> [To be done] Retype, please, the listing from its opening line through the line that contains "(0,0) rectangle (1800,2484);", both included, without the pictures.

> [Collected material]
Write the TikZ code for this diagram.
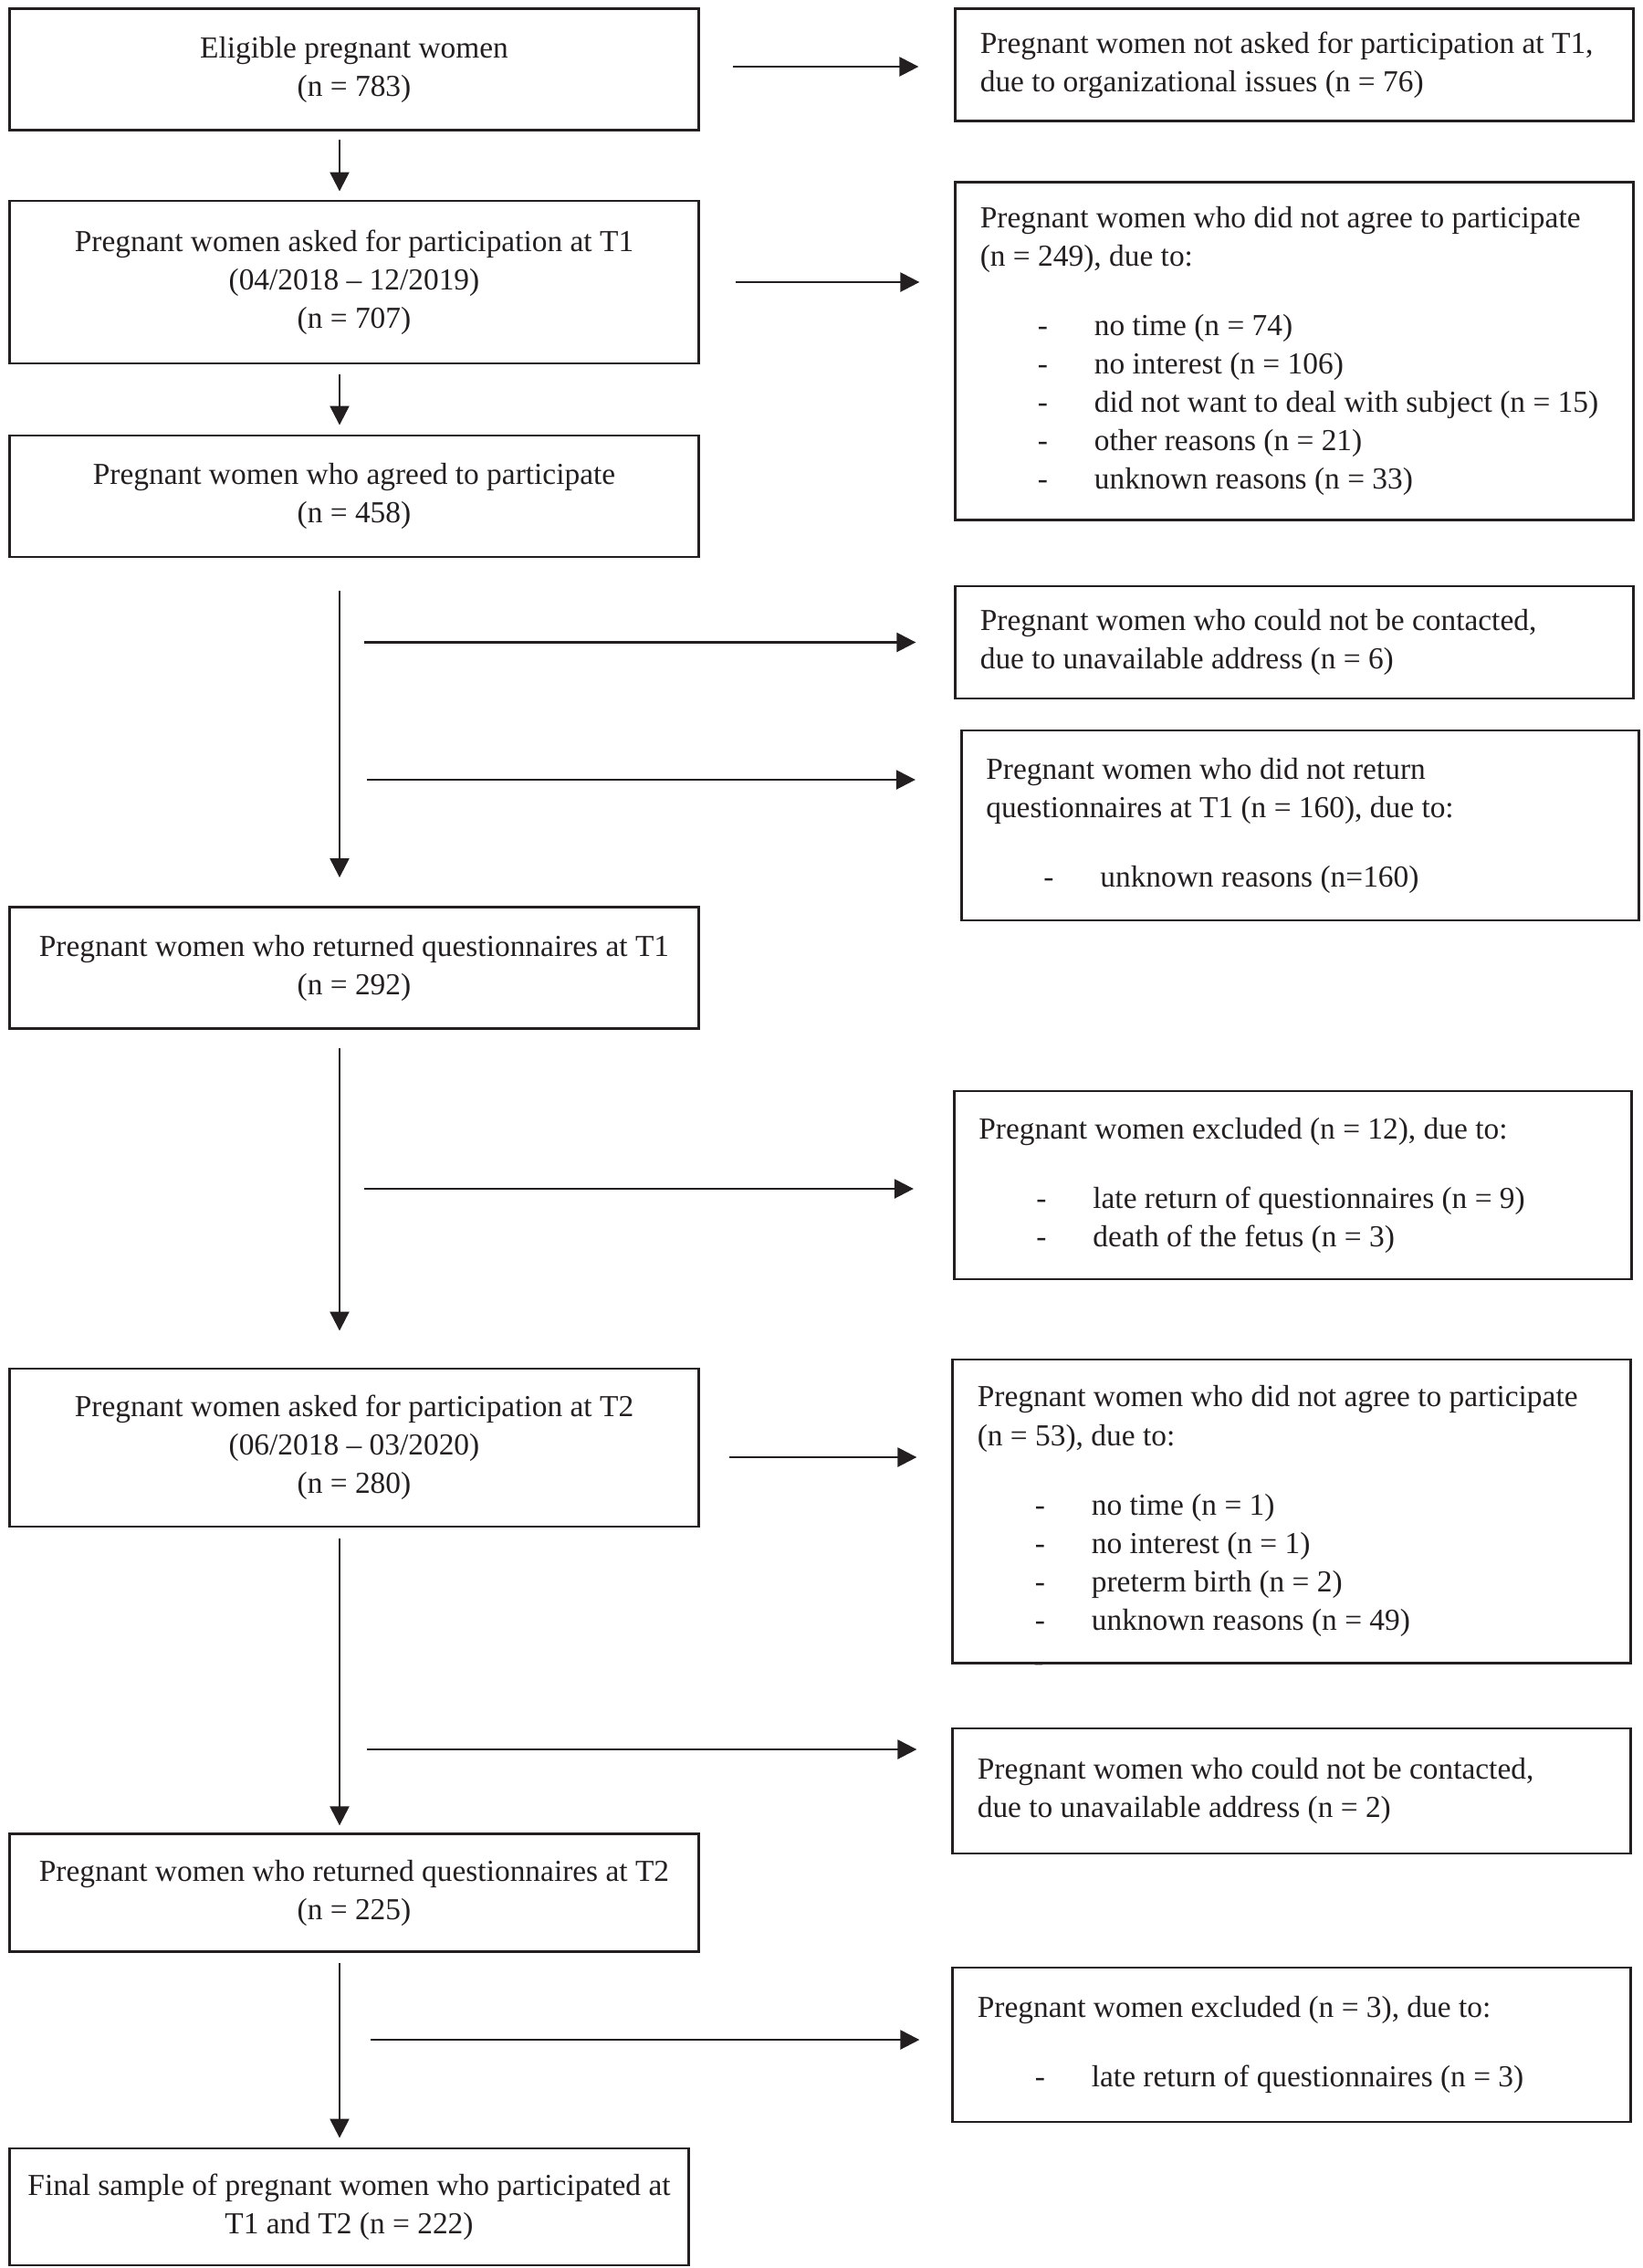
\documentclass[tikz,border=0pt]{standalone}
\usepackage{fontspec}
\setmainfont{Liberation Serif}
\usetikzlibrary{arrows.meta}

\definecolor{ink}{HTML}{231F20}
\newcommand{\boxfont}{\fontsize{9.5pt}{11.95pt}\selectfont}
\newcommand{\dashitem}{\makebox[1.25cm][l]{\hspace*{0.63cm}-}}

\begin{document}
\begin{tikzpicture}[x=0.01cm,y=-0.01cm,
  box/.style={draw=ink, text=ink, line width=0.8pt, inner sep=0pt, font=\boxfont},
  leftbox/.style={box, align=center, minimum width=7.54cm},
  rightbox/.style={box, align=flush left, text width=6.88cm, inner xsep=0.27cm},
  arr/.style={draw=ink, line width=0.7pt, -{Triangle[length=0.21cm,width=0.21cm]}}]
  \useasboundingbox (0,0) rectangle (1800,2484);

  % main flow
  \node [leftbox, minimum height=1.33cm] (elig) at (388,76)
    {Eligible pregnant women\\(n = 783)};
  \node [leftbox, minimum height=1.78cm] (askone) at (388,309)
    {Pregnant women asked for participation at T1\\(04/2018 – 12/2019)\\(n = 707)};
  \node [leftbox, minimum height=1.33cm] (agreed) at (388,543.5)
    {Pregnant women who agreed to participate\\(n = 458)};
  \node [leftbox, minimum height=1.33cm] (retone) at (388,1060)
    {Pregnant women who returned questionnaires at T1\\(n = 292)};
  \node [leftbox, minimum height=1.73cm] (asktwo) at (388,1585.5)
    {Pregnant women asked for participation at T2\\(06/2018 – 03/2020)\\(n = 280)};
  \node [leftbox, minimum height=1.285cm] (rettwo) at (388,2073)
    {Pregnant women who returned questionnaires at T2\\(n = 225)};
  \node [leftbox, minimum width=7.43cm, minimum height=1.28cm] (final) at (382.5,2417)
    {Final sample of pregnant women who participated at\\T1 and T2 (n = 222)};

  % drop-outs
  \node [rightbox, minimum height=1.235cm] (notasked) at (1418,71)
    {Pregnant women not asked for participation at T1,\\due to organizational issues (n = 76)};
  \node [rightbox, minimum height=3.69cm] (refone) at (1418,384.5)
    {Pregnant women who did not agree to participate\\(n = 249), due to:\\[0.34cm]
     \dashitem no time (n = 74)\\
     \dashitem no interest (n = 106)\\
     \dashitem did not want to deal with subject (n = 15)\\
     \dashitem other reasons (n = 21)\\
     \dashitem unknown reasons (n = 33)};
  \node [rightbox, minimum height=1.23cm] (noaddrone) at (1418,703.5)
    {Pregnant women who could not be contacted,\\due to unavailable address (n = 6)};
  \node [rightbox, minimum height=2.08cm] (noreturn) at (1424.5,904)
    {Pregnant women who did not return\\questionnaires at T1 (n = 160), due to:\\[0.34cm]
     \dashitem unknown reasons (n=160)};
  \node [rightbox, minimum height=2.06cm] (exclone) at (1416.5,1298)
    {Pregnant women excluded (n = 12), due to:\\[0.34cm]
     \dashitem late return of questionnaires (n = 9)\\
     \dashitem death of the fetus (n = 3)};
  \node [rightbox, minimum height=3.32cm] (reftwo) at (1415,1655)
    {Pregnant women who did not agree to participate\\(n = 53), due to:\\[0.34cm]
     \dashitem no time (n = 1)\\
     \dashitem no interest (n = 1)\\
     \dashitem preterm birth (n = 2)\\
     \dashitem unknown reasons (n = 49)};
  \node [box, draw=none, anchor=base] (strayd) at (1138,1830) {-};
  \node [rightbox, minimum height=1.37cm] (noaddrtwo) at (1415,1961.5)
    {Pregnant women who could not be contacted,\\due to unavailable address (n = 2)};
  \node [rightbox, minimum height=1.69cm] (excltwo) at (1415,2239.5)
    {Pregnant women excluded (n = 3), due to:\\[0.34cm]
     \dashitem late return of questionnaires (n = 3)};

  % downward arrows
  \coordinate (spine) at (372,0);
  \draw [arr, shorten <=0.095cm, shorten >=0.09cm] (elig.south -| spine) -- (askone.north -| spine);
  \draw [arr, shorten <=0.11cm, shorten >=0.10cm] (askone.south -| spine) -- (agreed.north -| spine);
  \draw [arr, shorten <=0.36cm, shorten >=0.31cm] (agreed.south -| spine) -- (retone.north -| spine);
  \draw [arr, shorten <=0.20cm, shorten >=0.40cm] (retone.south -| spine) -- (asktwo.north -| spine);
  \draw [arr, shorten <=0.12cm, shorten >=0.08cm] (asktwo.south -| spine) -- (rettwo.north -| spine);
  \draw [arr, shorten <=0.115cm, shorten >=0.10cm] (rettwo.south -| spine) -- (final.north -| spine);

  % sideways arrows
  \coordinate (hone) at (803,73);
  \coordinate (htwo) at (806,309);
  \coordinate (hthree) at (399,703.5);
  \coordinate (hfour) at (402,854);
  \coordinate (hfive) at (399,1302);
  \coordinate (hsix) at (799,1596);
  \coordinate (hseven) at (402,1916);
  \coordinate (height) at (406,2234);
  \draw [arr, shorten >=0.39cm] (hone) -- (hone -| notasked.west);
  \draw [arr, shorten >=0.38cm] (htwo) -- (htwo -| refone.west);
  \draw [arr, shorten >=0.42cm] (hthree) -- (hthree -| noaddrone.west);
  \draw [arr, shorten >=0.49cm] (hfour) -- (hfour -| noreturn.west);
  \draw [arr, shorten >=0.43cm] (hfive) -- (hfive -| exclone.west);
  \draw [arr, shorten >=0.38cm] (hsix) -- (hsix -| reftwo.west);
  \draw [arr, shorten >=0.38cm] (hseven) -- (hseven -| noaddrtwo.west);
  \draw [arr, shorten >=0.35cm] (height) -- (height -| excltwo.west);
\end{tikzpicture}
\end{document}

> [Task solution]
Write the TikZ code for this diagram.
\documentclass[tikz,border=0pt]{standalone}
\usepackage{fontspec}
\setmainfont{Liberation Serif}
\usetikzlibrary{arrows.meta}

\definecolor{ink}{HTML}{231F20}
\newcommand{\boxfont}{\fontsize{9.5pt}{11.95pt}\selectfont}
\newcommand{\dashitem}{\makebox[1.25cm][l]{\hspace*{0.63cm}-}}

\begin{document}
\begin{tikzpicture}[x=0.01cm,y=-0.01cm,
  box/.style={draw=ink, text=ink, line width=0.8pt, inner sep=0pt, font=\boxfont},
  leftbox/.style={box, align=center, minimum width=7.54cm},
  rightbox/.style={box, align=flush left, text width=6.88cm, inner xsep=0.27cm},
  arr/.style={draw=ink, line width=0.7pt, -{Triangle[length=0.21cm,width=0.21cm]}}]
  \useasboundingbox (0,0) rectangle (1800,2484);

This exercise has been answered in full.